SB 124, the WV Public Campaign Financing Act, was voted out of Senate Judiciary, and for the first time, Senate Finance Chairman Walt Helmick allowed a discussion on the measure. The bill was on the committee’s agenda so members could hear testimony from Todd Lang, Executive Director of the Citizens Clean Elections Commission in Arizona, one of the nation’s pioneering Clean Elections states.

Although the committee listened to Lang, there was no discussion of our legislation, which in many ways mirrors Arizona’s law. SB 124 was not put to a vote. We believe we had the votes, and even Senator Helmick acknowledged that Todd’s presentation “may have answered many critics’ questions.” When it became clear no vote would be allowed, most of the people in the audience for this committee meeting stood up and walked out. Hopefully the committee took notice of the dramatic exit!

Helmick told the Associated Press, “I think next year is the year that campaign finance will be looked at very strongly.” Helmick is now on record saying that campaign finance reform will be given serious consideration in 2007, and we need to hold him to it.

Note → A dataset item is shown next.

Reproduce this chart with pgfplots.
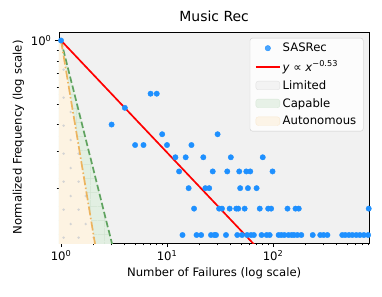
\documentclass[border=0pt]{standalone}
\usepackage{pgfplots}
\pgfplotsset{compat=1.18}
\usepackage{pgfplotstable}
\usepackage{fontspec}
\setmainfont{DejaVu Sans}
\usetikzlibrary{patterns.meta}

\definecolor{sasblue}{RGB}{30,144,255}
\definecolor{limgray}{RGB}{241,241,241}
\definecolor{capgreen}{RGB}{226,239,226}
\definecolor{autoorange}{RGB}{253,243,226}
\definecolor{greenline}{RGB}{95,163,95}
\definecolor{orangeline}{RGB}{236,180,95}
\definecolor{legframe}{RGB}{204,204,204}

\tikzdeclarepattern{
  name=stagdots, type=uncolored,
  bottom left={(0bp,0bp)}, top right={(15bp,28bp)},
  tile size={(15bp,28bp)},
  code={\fill (3.75bp,3.5bp) circle (1.4bp); \fill (11.25bp,17.5bp) circle (1.4bp);}
}
\tikzdeclarepattern{
  name=sgrid, type=uncolored,
  bottom left={(0bp,0bp)}, top right={(14bp,14bp)},
  tile size={(14bp,14bp)},
  code={\draw[line width=0.6bp] (0bp,7bp) -- (14bp,7bp); \draw[line width=0.6bp] (7bp,0bp) -- (7bp,14bp);}
}

% x = number of failures, y = normalized frequency (count/25)
\pgfplotstableread{
x y
1 1.00
7 0.56
8 0.56
4 0.48
3 0.40
9 0.36
30 0.36
5 0.32
6 0.32
10 0.32
17 0.32
12 0.28
15 0.28
22 0.28
40 0.28
80 0.28
13 0.24
27 0.24
37 0.24
48 0.24
56 0.24
61 0.24
99 0.24
16 0.20
23 0.20
25 0.20
49 0.20
58 0.20
70 0.20
18 0.16
31 0.16
33 0.16
39 0.16
45 0.16
47 0.16
54 0.16
75 0.16
90 0.16
96 0.16
137 0.16
163 0.16
175 0.16
800 0.16
14 0.12
19 0.12
21 0.12
26 0.12
28 0.12
29 0.12
36 0.12
46 0.12
51 0.12
57 0.12
62 0.12
66 0.12
78 0.12
87 0.12
93 0.12
113 0.12
120 0.12
128 0.12
140 0.12
150 0.12
158 0.12
170 0.12
185 0.12
237 0.12
279 0.12
300 0.12
326 0.12
450 0.12
480 0.12
520 0.12
560 0.12
610 0.12
660 0.12
720 0.12
790 0.12
}\sasrec

\pgfplotsset{
  dotlegend/.style={legend image code/.code={\draw[sasblue] plot[mark=*, mark size=2.7bp, only marks] coordinates {(12bp,0bp)};}},
  linelegend/.style={legend image code/.code={\draw[red, line width=1.7bp] (0bp,0bp) -- (24bp,0bp);}},
}

\begin{document}
\begin{tikzpicture}
\useasboundingbox (-59bp,-54bp) rectangle (323bp,243bp);
\begin{axis}[
  at={(0bp,0bp)}, anchor=south west,
  scale only axis, width=310.3bp, height=211bp,
  xmode=log, ymode=log,
  xmin=0.957, xmax=810, ymin=0.110, ymax=1.097,
  axis background/.style={fill=limgray},
  axis line style={line width=0.9bp},
  tick align=outside, tick pos=left,
  major tick length=4.1bp, minor tick length=2.3bp,
  every tick/.style={black, line width=0.9bp},
  every minor tick/.style={black, line width=0.7bp},
  xtick={1,10,100},
  xticklabels={10\textsuperscript{0},10\textsuperscript{1},10\textsuperscript{2}},
  minor xtick={2,3,4,5,6,7,8,9,20,30,40,50,60,70,80,90,200,300,400,500,600,700,800},
  ytick={1}, yticklabels={10\textsuperscript{0}},
  minor ytick={0.2,0.3,0.4,0.5,0.6,0.7,0.8,0.9},
  tick label style={font=\fontsize{11.7}{14}\selectfont},
  label style={font=\fontsize{11.7}{14}\selectfont},
  title style={font=\fontsize{14}{16}\selectfont, yshift=0.5bp},
  title={Music Rec},
  xlabel={Number of Failures (log scale)},
  ylabel={Normalized Frequency (log scale)},
  legend style={at={(0.981,0.972)}, anchor=north east, draw=legframe,
    rounded corners=2.5bp, fill=white, fill opacity=0.8, text opacity=1, draw opacity=1,
    nodes={font=\fontsize{11.7}{14}\selectfont},
    row sep=3.6bp, inner xsep=5bp, inner ysep=3bp},
  legend cell align=left,
]
% regions
\addplot[draw=none, fill=capgreen, postaction={pattern=sgrid, pattern color={rgb,255:red,208;green,227;blue,208}}, forget plot]
  coordinates {(1,1) (4,0.0625) (4,0.01) (0.9,0.01) (0.9,1)};
\addplot[draw=none, fill=autoorange, postaction={pattern=stagdots, pattern color={rgb,255:red,212;green,212;blue,212}}, forget plot]
  coordinates {(1,1) (3,0.037037) (3,0.01) (0.9,0.01) (0.9,1)};
\addplot[greenline, line width=1.7bp, dash pattern=on 6.5bp off 2.8bp, forget plot]
  coordinates {(1,1) (4,0.0625)};
\addplot[orangeline, line width=1.7bp, dash pattern=on 9bp off 2.4bp on 1.5bp off 2.4bp, forget plot]
  coordinates {(1,1) (3,0.037037)};
% data
\addplot[only marks, mark=*, mark size=2.7bp, color=sasblue, dotlegend]
  table[x=x, y=y] {\sasrec};
\addlegendentry{SASRec}
\addplot[red, line width=1.7bp, linelegend]
  coordinates {(1,1) (100,0.087096)};
\addlegendentry{\rule[-6.5bp]{0pt}{6bp}\textit{y} ∝ \textit{x}\textsuperscript{−0.53}}
\addlegendimage{legend image code/.code={\fill[limgray, draw={rgb,255:red,225;green,225;blue,225}] (0bp,-4.3bp) rectangle (24bp,4.3bp);}}
\addlegendentry{Limited}
\addlegendimage{legend image code/.code={\fill[capgreen, draw={rgb,255:red,215;green,232;blue,215}] (0bp,-4.3bp) rectangle (24bp,4.3bp);}}
\addlegendentry{Capable}
\addlegendimage{legend image code/.code={\fill[autoorange, draw={rgb,255:red,248;green,232;blue,208}] (0bp,-4.3bp) rectangle (24bp,4.3bp);}}
\addlegendentry{Autonomous}
\end{axis}
\end{tikzpicture}
\end{document}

In addition to the progress made on Clean Elections, another bill, SB 285 –providing a one-time allotment of $1 million to jump-start the Clean Elections fund from the sale of unclaimed property – passed the Senate and came very close to passage in the House.

We even had a victory in the House Judiciary Committee when an amendment to strip the bill of this provision failed on an 8 to 15 vote. As funding has proven to be a major stumbling block for advancing Clean Elections, SB 285 would have at least partially addressed that issue in advance of next year’s session. Unfortunately, lobbyists for the retailers and credit card companies, which opposed a provision in the bill, were able to get House leadership to pull the bill and place it on the “inactive” calendar on the session’s last day.

Thanks again for your calls, e-mails and letters of support to legislators. We’re also pleased that so many of you attended the meeting of the Senate Finance Committee when Todd Lang spoke. Thanks again to the Reform Institute in Alexandria, Va. for sponsoring Todd’s visit.

Thanks to all the groups who sent out action alerts – including the American Federation of State, County and Municipal Employees (AFSCME) Local Council 77, the Legislative Action Team on Children and Families, the Monongalia County League of Women Voters, National Association of Social Workers-WV, WV Environmental Council, Ohio Valley Environmental Coalition, WV Democracy for America and anyone I may have inadvertently forgotten or been unaware of.

And last but not least, thanks to all of our legislative sponsors and supporters for their continued willingness to champion this progressive reform aimed at changing the status quo.